• [Supplied data]
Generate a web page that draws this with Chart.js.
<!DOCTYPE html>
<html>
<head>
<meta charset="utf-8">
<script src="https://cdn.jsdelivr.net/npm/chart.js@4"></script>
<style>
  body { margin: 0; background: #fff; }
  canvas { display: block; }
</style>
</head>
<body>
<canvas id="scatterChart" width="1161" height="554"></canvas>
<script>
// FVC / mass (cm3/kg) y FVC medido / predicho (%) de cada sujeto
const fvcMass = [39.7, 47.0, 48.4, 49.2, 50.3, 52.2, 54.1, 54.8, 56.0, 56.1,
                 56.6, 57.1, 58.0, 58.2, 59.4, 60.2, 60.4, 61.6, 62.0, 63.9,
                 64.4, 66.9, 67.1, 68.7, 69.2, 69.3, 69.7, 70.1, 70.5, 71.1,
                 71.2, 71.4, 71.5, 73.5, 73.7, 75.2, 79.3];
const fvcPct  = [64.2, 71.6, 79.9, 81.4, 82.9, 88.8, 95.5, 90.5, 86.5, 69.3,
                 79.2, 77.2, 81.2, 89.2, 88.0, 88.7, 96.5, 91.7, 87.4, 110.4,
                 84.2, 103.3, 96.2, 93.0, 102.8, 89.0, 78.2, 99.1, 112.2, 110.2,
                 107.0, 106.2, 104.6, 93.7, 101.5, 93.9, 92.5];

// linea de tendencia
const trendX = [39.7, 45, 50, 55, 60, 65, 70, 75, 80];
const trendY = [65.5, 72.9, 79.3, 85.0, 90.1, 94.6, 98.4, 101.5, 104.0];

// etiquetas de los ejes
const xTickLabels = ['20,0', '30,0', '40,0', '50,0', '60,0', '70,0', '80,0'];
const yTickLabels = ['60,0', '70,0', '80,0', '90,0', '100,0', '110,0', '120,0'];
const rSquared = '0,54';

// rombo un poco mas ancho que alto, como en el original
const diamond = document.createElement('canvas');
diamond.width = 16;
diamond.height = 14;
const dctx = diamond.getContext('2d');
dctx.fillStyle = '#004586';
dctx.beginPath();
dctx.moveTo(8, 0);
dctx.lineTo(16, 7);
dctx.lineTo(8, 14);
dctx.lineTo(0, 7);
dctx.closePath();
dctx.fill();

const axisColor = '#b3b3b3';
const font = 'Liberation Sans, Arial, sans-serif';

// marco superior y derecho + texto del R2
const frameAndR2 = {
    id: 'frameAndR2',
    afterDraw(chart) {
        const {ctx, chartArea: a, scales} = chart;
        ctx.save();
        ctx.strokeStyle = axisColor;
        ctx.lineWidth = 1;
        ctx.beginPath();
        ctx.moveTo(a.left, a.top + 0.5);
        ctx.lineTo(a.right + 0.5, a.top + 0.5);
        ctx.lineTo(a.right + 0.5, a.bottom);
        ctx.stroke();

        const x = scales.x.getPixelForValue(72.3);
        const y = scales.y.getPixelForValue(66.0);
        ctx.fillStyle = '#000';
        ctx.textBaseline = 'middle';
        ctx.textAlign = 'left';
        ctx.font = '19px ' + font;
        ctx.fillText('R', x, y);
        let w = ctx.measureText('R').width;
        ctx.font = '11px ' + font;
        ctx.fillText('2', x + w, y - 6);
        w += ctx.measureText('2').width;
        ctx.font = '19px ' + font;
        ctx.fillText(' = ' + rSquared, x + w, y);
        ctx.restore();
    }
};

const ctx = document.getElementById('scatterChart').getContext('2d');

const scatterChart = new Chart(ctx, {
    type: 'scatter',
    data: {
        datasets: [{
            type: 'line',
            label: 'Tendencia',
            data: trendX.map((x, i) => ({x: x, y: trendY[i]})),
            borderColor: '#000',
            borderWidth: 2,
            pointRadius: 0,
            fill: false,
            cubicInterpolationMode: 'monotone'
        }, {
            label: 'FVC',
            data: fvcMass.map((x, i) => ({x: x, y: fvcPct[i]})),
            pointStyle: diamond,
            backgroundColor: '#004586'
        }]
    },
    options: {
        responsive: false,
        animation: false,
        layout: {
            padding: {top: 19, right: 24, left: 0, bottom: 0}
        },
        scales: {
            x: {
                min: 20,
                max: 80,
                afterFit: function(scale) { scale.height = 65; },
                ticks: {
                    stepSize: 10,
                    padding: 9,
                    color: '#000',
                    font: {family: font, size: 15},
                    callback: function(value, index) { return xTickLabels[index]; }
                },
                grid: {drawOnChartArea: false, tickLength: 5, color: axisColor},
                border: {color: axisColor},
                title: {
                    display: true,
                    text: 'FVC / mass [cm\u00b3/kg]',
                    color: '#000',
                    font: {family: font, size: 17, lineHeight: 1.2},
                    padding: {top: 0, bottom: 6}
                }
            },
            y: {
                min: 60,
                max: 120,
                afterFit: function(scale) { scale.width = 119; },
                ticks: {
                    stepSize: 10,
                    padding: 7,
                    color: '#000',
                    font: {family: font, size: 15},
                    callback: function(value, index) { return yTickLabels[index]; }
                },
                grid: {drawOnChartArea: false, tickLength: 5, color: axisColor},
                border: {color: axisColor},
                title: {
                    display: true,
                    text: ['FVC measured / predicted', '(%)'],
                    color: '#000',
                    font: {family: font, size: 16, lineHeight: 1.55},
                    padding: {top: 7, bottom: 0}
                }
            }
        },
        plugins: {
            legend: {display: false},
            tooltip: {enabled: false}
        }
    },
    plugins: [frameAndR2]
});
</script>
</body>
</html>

• [Exercise requirements] Restate the whole listing exactly.

• [Answer to this problem]
Generate a web page that draws this with Chart.js.
<!DOCTYPE html>
<html>
<head>
<meta charset="utf-8">
<script src="https://cdn.jsdelivr.net/npm/chart.js@4"></script>
<style>
  body { margin: 0; background: #fff; }
  canvas { display: block; }
</style>
</head>
<body>
<canvas id="scatterChart" width="1161" height="554"></canvas>
<script>
// FVC / mass (cm3/kg) y FVC medido / predicho (%) de cada sujeto
const fvcMass = [39.7, 47.0, 48.4, 49.2, 50.3, 52.2, 54.1, 54.8, 56.0, 56.1,
                 56.6, 57.1, 58.0, 58.2, 59.4, 60.2, 60.4, 61.6, 62.0, 63.9,
                 64.4, 66.9, 67.1, 68.7, 69.2, 69.3, 69.7, 70.1, 70.5, 71.1,
                 71.2, 71.4, 71.5, 73.5, 73.7, 75.2, 79.3];
const fvcPct  = [64.2, 71.6, 79.9, 81.4, 82.9, 88.8, 95.5, 90.5, 86.5, 69.3,
                 79.2, 77.2, 81.2, 89.2, 88.0, 88.7, 96.5, 91.7, 87.4, 110.4,
                 84.2, 103.3, 96.2, 93.0, 102.8, 89.0, 78.2, 99.1, 112.2, 110.2,
                 107.0, 106.2, 104.6, 93.7, 101.5, 93.9, 92.5];

// linea de tendencia
const trendX = [39.7, 45, 50, 55, 60, 65, 70, 75, 80];
const trendY = [65.5, 72.9, 79.3, 85.0, 90.1, 94.6, 98.4, 101.5, 104.0];

// etiquetas de los ejes
const xTickLabels = ['20,0', '30,0', '40,0', '50,0', '60,0', '70,0', '80,0'];
const yTickLabels = ['60,0', '70,0', '80,0', '90,0', '100,0', '110,0', '120,0'];
const rSquared = '0,54';

// rombo un poco mas ancho que alto, como en el original
const diamond = document.createElement('canvas');
diamond.width = 16;
diamond.height = 14;
const dctx = diamond.getContext('2d');
dctx.fillStyle = '#004586';
dctx.beginPath();
dctx.moveTo(8, 0);
dctx.lineTo(16, 7);
dctx.lineTo(8, 14);
dctx.lineTo(0, 7);
dctx.closePath();
dctx.fill();

const axisColor = '#b3b3b3';
const font = 'Liberation Sans, Arial, sans-serif';

// marco superior y derecho + texto del R2
const frameAndR2 = {
    id: 'frameAndR2',
    afterDraw(chart) {
        const {ctx, chartArea: a, scales} = chart;
        ctx.save();
        ctx.strokeStyle = axisColor;
        ctx.lineWidth = 1;
        ctx.beginPath();
        ctx.moveTo(a.left, a.top + 0.5);
        ctx.lineTo(a.right + 0.5, a.top + 0.5);
        ctx.lineTo(a.right + 0.5, a.bottom);
        ctx.stroke();

        const x = scales.x.getPixelForValue(72.3);
        const y = scales.y.getPixelForValue(66.0);
        ctx.fillStyle = '#000';
        ctx.textBaseline = 'middle';
        ctx.textAlign = 'left';
        ctx.font = '19px ' + font;
        ctx.fillText('R', x, y);
        let w = ctx.measureText('R').width;
        ctx.font = '11px ' + font;
        ctx.fillText('2', x + w, y - 6);
        w += ctx.measureText('2').width;
        ctx.font = '19px ' + font;
        ctx.fillText(' = ' + rSquared, x + w, y);
        ctx.restore();
    }
};

const ctx = document.getElementById('scatterChart').getContext('2d');

const scatterChart = new Chart(ctx, {
    type: 'scatter',
    data: {
        datasets: [{
            type: 'line',
            label: 'Tendencia',
            data: trendX.map((x, i) => ({x: x, y: trendY[i]})),
            borderColor: '#000',
            borderWidth: 2,
            pointRadius: 0,
            fill: false,
            cubicInterpolationMode: 'monotone'
        }, {
            label: 'FVC',
            data: fvcMass.map((x, i) => ({x: x, y: fvcPct[i]})),
            pointStyle: diamond,
            backgroundColor: '#004586'
        }]
    },
    options: {
        responsive: false,
        animation: false,
        layout: {
            padding: {top: 19, right: 24, left: 0, bottom: 0}
        },
        scales: {
            x: {
                min: 20,
                max: 80,
                afterFit: function(scale) { scale.height = 65; },
                ticks: {
                    stepSize: 10,
                    padding: 9,
                    color: '#000',
                    font: {family: font, size: 15},
                    callback: function(value, index) { return xTickLabels[index]; }
                },
                grid: {drawOnChartArea: false, tickLength: 5, color: axisColor},
                border: {color: axisColor},
                title: {
                    display: true,
                    text: 'FVC / mass [cm\u00b3/kg]',
                    color: '#000',
                    font: {family: font, size: 17, lineHeight: 1.2},
                    padding: {top: 0, bottom: 6}
                }
            },
            y: {
                min: 60,
                max: 120,
                afterFit: function(scale) { scale.width = 119; },
                ticks: {
                    stepSize: 10,
                    padding: 7,
                    color: '#000',
                    font: {family: font, size: 15},
                    callback: function(value, index) { return yTickLabels[index]; }
                },
                grid: {drawOnChartArea: false, tickLength: 5, color: axisColor},
                border: {color: axisColor},
                title: {
                    display: true,
                    text: ['FVC measured / predicted', '(%)'],
                    color: '#000',
                    font: {family: font, size: 16, lineHeight: 1.55},
                    padding: {top: 7, bottom: 0}
                }
            }
        },
        plugins: {
            legend: {display: false},
            tooltip: {enabled: false}
        }
    },
    plugins: [frameAndR2]
});
</script>
</body>
</html>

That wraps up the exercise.